SHORT PROBLEM: Skip the pictures. Transcribe the rest of the data below without changing a word.

THE RECORDS:
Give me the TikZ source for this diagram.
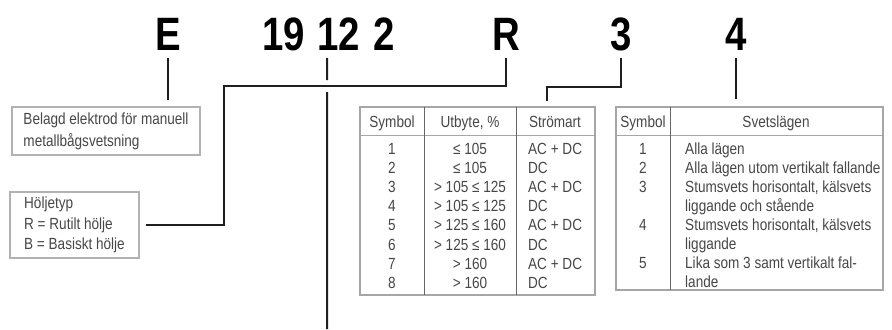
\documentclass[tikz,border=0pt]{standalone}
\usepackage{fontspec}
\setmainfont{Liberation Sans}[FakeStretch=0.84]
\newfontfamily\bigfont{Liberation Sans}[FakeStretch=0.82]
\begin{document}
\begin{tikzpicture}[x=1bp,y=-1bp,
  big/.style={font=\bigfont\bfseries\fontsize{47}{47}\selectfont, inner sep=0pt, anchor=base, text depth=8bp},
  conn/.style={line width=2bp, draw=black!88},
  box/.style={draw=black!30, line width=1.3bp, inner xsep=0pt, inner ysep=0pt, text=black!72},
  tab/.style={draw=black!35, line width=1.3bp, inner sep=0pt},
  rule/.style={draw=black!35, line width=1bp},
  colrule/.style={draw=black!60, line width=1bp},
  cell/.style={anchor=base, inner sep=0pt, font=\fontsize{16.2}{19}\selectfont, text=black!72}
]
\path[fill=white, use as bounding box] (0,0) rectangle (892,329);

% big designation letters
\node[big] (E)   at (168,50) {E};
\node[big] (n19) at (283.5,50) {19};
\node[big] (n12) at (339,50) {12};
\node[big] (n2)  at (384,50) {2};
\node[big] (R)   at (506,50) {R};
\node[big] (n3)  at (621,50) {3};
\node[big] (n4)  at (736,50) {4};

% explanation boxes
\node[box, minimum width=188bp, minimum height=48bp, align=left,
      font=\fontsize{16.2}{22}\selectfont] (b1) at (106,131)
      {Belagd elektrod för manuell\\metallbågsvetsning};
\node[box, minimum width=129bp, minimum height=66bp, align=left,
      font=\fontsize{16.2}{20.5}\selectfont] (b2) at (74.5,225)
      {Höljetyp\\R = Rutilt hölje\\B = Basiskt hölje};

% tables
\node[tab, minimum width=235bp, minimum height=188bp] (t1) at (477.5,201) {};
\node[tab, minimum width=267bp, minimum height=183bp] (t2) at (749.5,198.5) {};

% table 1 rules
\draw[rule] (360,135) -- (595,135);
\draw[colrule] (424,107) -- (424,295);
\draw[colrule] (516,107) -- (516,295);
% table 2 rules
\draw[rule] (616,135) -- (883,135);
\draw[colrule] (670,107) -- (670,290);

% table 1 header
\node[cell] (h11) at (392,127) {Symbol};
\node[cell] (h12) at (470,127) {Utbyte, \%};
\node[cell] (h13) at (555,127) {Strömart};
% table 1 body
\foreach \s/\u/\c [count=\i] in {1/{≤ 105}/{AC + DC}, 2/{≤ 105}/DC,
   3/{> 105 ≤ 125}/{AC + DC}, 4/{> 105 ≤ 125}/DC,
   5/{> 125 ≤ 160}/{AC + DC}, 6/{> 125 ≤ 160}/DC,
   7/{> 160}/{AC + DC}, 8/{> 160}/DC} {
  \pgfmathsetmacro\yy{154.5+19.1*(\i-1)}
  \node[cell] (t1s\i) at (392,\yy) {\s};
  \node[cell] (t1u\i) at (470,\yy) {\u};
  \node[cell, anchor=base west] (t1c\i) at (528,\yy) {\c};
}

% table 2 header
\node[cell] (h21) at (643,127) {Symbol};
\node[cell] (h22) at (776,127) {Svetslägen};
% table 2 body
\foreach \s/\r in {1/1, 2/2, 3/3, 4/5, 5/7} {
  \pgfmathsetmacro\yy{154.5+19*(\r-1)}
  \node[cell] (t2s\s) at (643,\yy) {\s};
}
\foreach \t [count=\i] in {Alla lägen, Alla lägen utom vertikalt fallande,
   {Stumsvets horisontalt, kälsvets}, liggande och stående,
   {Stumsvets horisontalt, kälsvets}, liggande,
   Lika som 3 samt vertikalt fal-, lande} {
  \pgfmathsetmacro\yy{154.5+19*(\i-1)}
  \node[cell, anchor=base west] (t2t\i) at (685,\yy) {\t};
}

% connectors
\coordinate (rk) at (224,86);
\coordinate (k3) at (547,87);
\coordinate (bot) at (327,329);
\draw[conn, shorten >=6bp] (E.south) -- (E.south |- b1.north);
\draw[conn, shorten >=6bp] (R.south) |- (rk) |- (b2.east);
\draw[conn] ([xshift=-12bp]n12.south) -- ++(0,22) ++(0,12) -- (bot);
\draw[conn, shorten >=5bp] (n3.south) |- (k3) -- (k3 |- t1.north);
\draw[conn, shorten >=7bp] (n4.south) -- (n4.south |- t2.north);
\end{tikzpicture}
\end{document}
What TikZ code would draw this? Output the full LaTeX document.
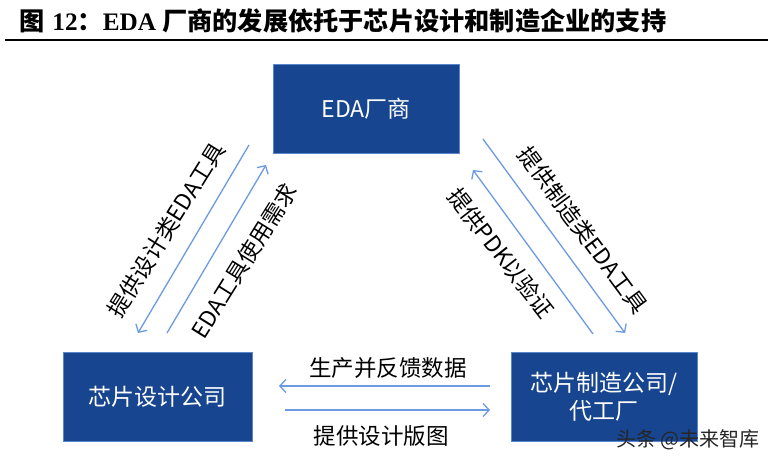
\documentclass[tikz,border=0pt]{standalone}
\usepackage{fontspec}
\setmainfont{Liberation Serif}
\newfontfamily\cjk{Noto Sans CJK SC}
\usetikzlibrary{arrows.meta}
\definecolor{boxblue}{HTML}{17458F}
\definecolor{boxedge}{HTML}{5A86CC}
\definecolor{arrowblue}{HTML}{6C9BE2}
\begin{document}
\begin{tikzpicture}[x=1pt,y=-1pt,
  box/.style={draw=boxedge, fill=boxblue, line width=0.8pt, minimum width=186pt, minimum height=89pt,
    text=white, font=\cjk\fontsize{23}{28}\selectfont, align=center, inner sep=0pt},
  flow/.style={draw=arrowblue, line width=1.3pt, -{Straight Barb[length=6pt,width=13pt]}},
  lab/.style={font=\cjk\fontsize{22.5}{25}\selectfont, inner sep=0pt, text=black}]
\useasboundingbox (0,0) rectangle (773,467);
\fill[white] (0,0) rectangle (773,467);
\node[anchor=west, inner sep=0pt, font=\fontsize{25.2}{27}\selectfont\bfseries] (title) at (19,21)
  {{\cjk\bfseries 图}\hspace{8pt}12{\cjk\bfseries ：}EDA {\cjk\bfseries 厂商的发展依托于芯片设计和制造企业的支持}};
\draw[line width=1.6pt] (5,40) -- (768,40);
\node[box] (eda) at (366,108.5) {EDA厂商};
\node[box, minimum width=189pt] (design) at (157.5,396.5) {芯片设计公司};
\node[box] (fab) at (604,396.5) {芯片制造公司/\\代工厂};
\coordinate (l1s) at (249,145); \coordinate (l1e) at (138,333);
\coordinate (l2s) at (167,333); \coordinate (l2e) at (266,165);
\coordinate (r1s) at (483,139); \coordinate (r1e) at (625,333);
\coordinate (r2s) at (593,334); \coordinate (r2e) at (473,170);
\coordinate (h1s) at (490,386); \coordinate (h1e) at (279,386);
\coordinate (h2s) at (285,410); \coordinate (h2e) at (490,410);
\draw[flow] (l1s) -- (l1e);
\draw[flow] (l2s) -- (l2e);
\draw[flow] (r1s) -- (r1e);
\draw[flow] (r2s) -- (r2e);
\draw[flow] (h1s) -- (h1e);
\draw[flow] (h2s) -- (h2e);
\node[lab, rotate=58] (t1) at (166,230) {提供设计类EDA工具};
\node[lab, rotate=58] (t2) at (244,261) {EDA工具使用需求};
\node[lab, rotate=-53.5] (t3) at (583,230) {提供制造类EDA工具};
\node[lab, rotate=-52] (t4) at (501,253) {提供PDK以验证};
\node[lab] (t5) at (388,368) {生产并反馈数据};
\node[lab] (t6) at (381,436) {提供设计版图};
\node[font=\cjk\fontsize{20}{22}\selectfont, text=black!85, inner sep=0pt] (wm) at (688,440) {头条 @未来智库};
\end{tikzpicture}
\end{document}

SOLUTION:
Give me the TikZ source for this diagram.
\documentclass[tikz,border=0pt]{standalone}
\usepackage{fontspec}
\setmainfont{Liberation Sans}[FakeStretch=0.84]
\newfontfamily\bigfont{Liberation Sans}[FakeStretch=0.82]
\begin{document}
\begin{tikzpicture}[x=1bp,y=-1bp,
  big/.style={font=\bigfont\bfseries\fontsize{47}{47}\selectfont, inner sep=0pt, anchor=base, text depth=8bp},
  conn/.style={line width=2bp, draw=black!88},
  box/.style={draw=black!30, line width=1.3bp, inner xsep=0pt, inner ysep=0pt, text=black!72},
  tab/.style={draw=black!35, line width=1.3bp, inner sep=0pt},
  rule/.style={draw=black!35, line width=1bp},
  colrule/.style={draw=black!60, line width=1bp},
  cell/.style={anchor=base, inner sep=0pt, font=\fontsize{16.2}{19}\selectfont, text=black!72}
]
\path[fill=white, use as bounding box] (0,0) rectangle (892,329);

% big designation letters
\node[big] (E)   at (168,50) {E};
\node[big] (n19) at (283.5,50) {19};
\node[big] (n12) at (339,50) {12};
\node[big] (n2)  at (384,50) {2};
\node[big] (R)   at (506,50) {R};
\node[big] (n3)  at (621,50) {3};
\node[big] (n4)  at (736,50) {4};

% explanation boxes
\node[box, minimum width=188bp, minimum height=48bp, align=left,
      font=\fontsize{16.2}{22}\selectfont] (b1) at (106,131)
      {Belagd elektrod för manuell\\metallbågsvetsning};
\node[box, minimum width=129bp, minimum height=66bp, align=left,
      font=\fontsize{16.2}{20.5}\selectfont] (b2) at (74.5,225)
      {Höljetyp\\R = Rutilt hölje\\B = Basiskt hölje};

% tables
\node[tab, minimum width=235bp, minimum height=188bp] (t1) at (477.5,201) {};
\node[tab, minimum width=267bp, minimum height=183bp] (t2) at (749.5,198.5) {};

% table 1 rules
\draw[rule] (360,135) -- (595,135);
\draw[colrule] (424,107) -- (424,295);
\draw[colrule] (516,107) -- (516,295);
% table 2 rules
\draw[rule] (616,135) -- (883,135);
\draw[colrule] (670,107) -- (670,290);

% table 1 header
\node[cell] (h11) at (392,127) {Symbol};
\node[cell] (h12) at (470,127) {Utbyte, \%};
\node[cell] (h13) at (555,127) {Strömart};
% table 1 body
\foreach \s/\u/\c [count=\i] in {1/{≤ 105}/{AC + DC}, 2/{≤ 105}/DC,
   3/{> 105 ≤ 125}/{AC + DC}, 4/{> 105 ≤ 125}/DC,
   5/{> 125 ≤ 160}/{AC + DC}, 6/{> 125 ≤ 160}/DC,
   7/{> 160}/{AC + DC}, 8/{> 160}/DC} {
  \pgfmathsetmacro\yy{154.5+19.1*(\i-1)}
  \node[cell] (t1s\i) at (392,\yy) {\s};
  \node[cell] (t1u\i) at (470,\yy) {\u};
  \node[cell, anchor=base west] (t1c\i) at (528,\yy) {\c};
}

% table 2 header
\node[cell] (h21) at (643,127) {Symbol};
\node[cell] (h22) at (776,127) {Svetslägen};
% table 2 body
\foreach \s/\r in {1/1, 2/2, 3/3, 4/5, 5/7} {
  \pgfmathsetmacro\yy{154.5+19*(\r-1)}
  \node[cell] (t2s\s) at (643,\yy) {\s};
}
\foreach \t [count=\i] in {Alla lägen, Alla lägen utom vertikalt fallande,
   {Stumsvets horisontalt, kälsvets}, liggande och stående,
   {Stumsvets horisontalt, kälsvets}, liggande,
   Lika som 3 samt vertikalt fal-, lande} {
  \pgfmathsetmacro\yy{154.5+19*(\i-1)}
  \node[cell, anchor=base west] (t2t\i) at (685,\yy) {\t};
}

% connectors
\coordinate (rk) at (224,86);
\coordinate (k3) at (547,87);
\coordinate (bot) at (327,329);
\draw[conn, shorten >=6bp] (E.south) -- (E.south |- b1.north);
\draw[conn, shorten >=6bp] (R.south) |- (rk) |- (b2.east);
\draw[conn] ([xshift=-12bp]n12.south) -- ++(0,22) ++(0,12) -- (bot);
\draw[conn, shorten >=5bp] (n3.south) |- (k3) -- (k3 |- t1.north);
\draw[conn, shorten >=7bp] (n4.south) -- (n4.south |- t2.north);
\end{tikzpicture}
\end{document}
What TikZ code would draw this? Output the full LaTeX document.
\documentclass[tikz,border=0pt]{standalone}
\usepackage{fontspec}
\setmainfont{Liberation Serif}
\newfontfamily\cjk{Noto Sans CJK SC}
\usetikzlibrary{arrows.meta}
\definecolor{boxblue}{HTML}{17458F}
\definecolor{boxedge}{HTML}{5A86CC}
\definecolor{arrowblue}{HTML}{6C9BE2}
\begin{document}
\begin{tikzpicture}[x=1pt,y=-1pt,
  box/.style={draw=boxedge, fill=boxblue, line width=0.8pt, minimum width=186pt, minimum height=89pt,
    text=white, font=\cjk\fontsize{23}{28}\selectfont, align=center, inner sep=0pt},
  flow/.style={draw=arrowblue, line width=1.3pt, -{Straight Barb[length=6pt,width=13pt]}},
  lab/.style={font=\cjk\fontsize{22.5}{25}\selectfont, inner sep=0pt, text=black}]
\useasboundingbox (0,0) rectangle (773,467);
\fill[white] (0,0) rectangle (773,467);
\node[anchor=west, inner sep=0pt, font=\fontsize{25.2}{27}\selectfont\bfseries] (title) at (19,21)
  {{\cjk\bfseries 图}\hspace{8pt}12{\cjk\bfseries ：}EDA {\cjk\bfseries 厂商的发展依托于芯片设计和制造企业的支持}};
\draw[line width=1.6pt] (5,40) -- (768,40);
\node[box] (eda) at (366,108.5) {EDA厂商};
\node[box, minimum width=189pt] (design) at (157.5,396.5) {芯片设计公司};
\node[box] (fab) at (604,396.5) {芯片制造公司/\\代工厂};
\coordinate (l1s) at (249,145); \coordinate (l1e) at (138,333);
\coordinate (l2s) at (167,333); \coordinate (l2e) at (266,165);
\coordinate (r1s) at (483,139); \coordinate (r1e) at (625,333);
\coordinate (r2s) at (593,334); \coordinate (r2e) at (473,170);
\coordinate (h1s) at (490,386); \coordinate (h1e) at (279,386);
\coordinate (h2s) at (285,410); \coordinate (h2e) at (490,410);
\draw[flow] (l1s) -- (l1e);
\draw[flow] (l2s) -- (l2e);
\draw[flow] (r1s) -- (r1e);
\draw[flow] (r2s) -- (r2e);
\draw[flow] (h1s) -- (h1e);
\draw[flow] (h2s) -- (h2e);
\node[lab, rotate=58] (t1) at (166,230) {提供设计类EDA工具};
\node[lab, rotate=58] (t2) at (244,261) {EDA工具使用需求};
\node[lab, rotate=-53.5] (t3) at (583,230) {提供制造类EDA工具};
\node[lab, rotate=-52] (t4) at (501,253) {提供PDK以验证};
\node[lab] (t5) at (388,368) {生产并反馈数据};
\node[lab] (t6) at (381,436) {提供设计版图};
\node[font=\cjk\fontsize{20}{22}\selectfont, text=black!85, inner sep=0pt] (wm) at (688,440) {头条 @未来智库};
\end{tikzpicture}
\end{document}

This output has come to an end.